A second interview can be anything from a very brief chat with a more senior executive to assess cultural fit to a day-long programme of panels and tests. They might invite you to meet the rest of the team, either informally or as a formal interview, or for a tour of the office. The content of your second interview may be informed by the content of your first; for example, if there was no skills test at the first, there’s likely to be at the second.
Preparation is key
Much of the advice for a second interview is the same as that for a first interview. Be professional and prepare, prepare, prepare!
You can prepare for the second interview as soon as you’ve finished the first. As soon as you can, sit down and take time to
- note down everything you were asked,
- think how you could expand on your responses, and
- think about anything else you wished you’d said or explained better, and write it down.
If the panel asks some of the same questions as previously, don’t worry about repeating anything you said in the first interview. The new panel may just want to hear your response for themselves. However, if you have completed the step above, you should be able to expand on and polish your previous answer.
A common question at the second interview is whether you would like to revisit anything from your first interview. Never say no! Always have something prepared to expand on about yourself but don’t say, “I forgot to say..” or “I wished I didn’t say that..”. Spin it as a positive. For example, “there wasn’t time in the first interview to go into the detail about…” or “now that I feel I know more about your company and your processes, I might do this instead of that”. If you feel there was any aspect of your previous experience or a particular previous role that didn’t come up in the first interview, take this opportunity to introduce that.
Prepare more questions to ask the interviewer.
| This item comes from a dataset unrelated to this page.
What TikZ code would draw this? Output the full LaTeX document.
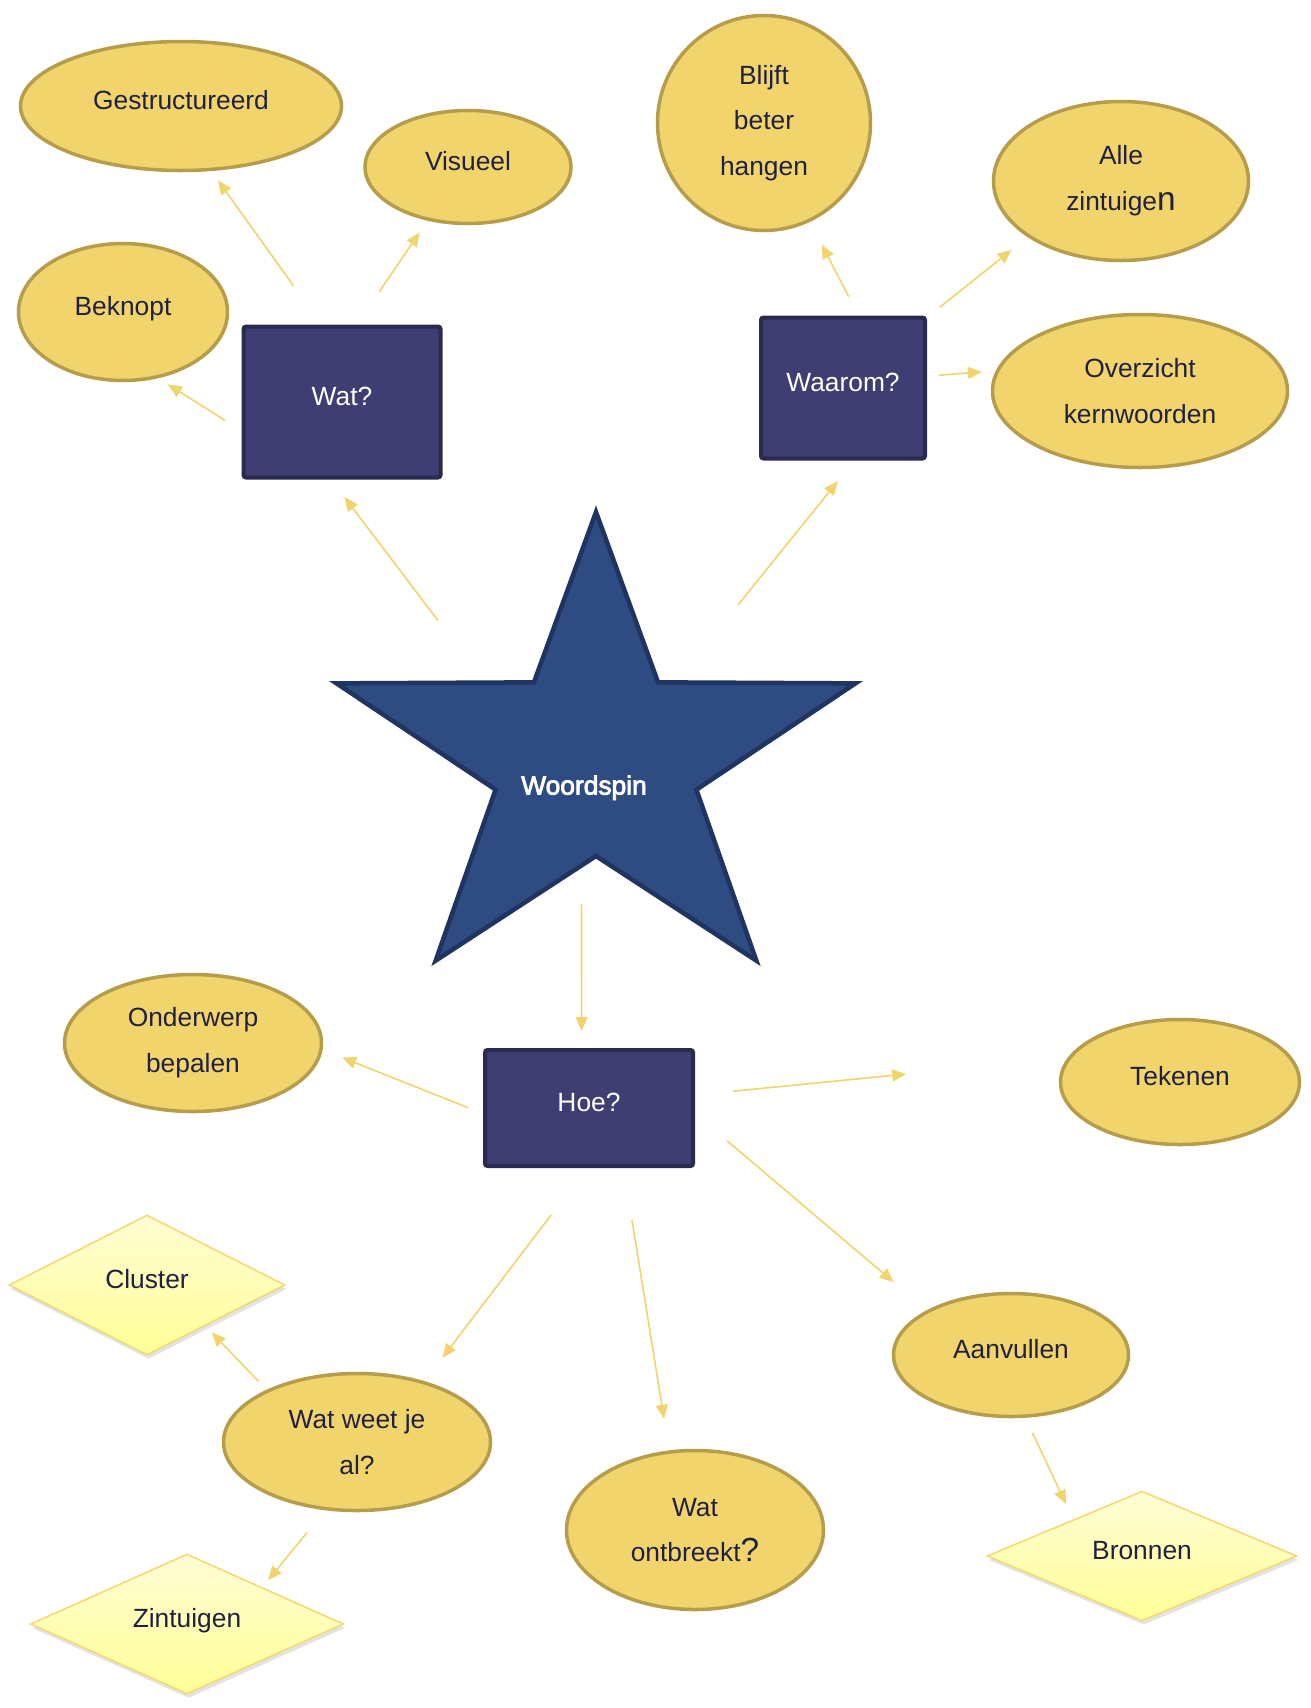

You should have spent time looking through the company website, social media, and any news items prior to the first interview to generate questions. Make sure you do this again for anything that has changed or updated to ensure you seem up-to-date and you’ve done your research and anything that you might see with a different perspective after the first interview.
A second interview is often when the employer will get another member of staff to give you a tour of the office or place of work. Always treat it like part of the interview. The person doing the tour has been picked so that they can give their opinion of you later. Make sure you always remain professional.
You might be thinking about what to wear. Depending on the type of role you are going for, you might only have one interview outfit. Do not panic about wearing the same outfit twice. Unless the outfit was particularly outlandish, it’s unlikely the interviewer will notice! But always be smart and professional.
Most importantly, be yourself! The professional version of you, of course. Cultural fit is an important consideration and can only be assessed accurately if you are yourself.
And finally! Give yourself a huge pat on the back for making it to the second interview stage. You’ve done really well!